"With an ingratiatingly natural acting style and quirky off-screen fashion sensibility, Ms. Keaton upended traditional Hollywood notions of star quality in the same way as the unconventional leading men who also came to prominence in the 1970s, including her frequent co-stars Al Pacino and Woody Allen. With Allen as her director and romantic foil, she made "Annie Hall," the bittersweet 1977 comedy based on their own failed relationship that won her the Academy Award for Best Actress."
"A box-office smash, it also won the prize for Best Picture and the directing trophy for Allen.

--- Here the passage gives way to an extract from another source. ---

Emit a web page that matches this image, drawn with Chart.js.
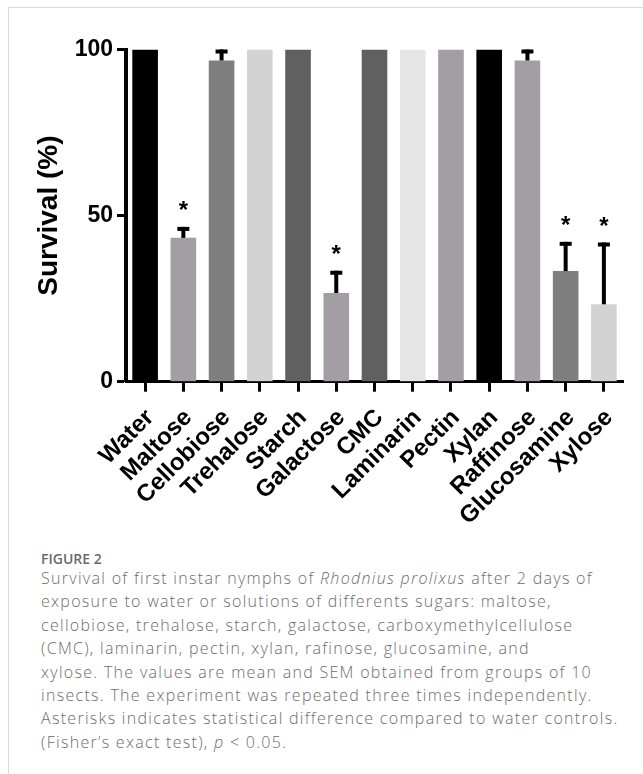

Mixing flawless comic timing with unguarded emotion gave audiences the sense of watching a woman bumble through her life in real time on screen. She played Annie Hall with "an interesting mixture of maternal care, genuine love, and absolute craziness," Roger Ebert wrote at the time."
"But while her charmingly dithering performance as an aspiring singer - who filled her flustered silences with non sequiturs like "La-dee-da, la-dee-da" - could fool audiences into thinking she wasn't acting at all, Ms. Keaton had already proven her dramatic skills as Kay Corleone, the mob wife and anguished moral core of "The Godfather" and "The Godfather Part II," opposite Pacino, another on-again, off-again love in real life."
Diane Keaton died at age 79. She was an Oscar-winning actress celebrated for an ingratiatingly natural acting style and a quirky off-screen fashion sensibility that upended traditional Hollywood notions of star quality. She rose to prominence in the 1970s alongside unconventional leading men such as Al Pacino and Woody Allen. She won the Academy Award for Best Actress for Annie Hall (1977), which also won Best Picture and Best Director. Keaton alternated between comic and dramatic roles, including Kay Corleone in The Godfather films, the teacher in Looking for Mister Goodbar, the career woman in Baby Boom, and the midlife romantic lead in Something's Gotta Give. Her performances combined comic timing with unguarded emotion.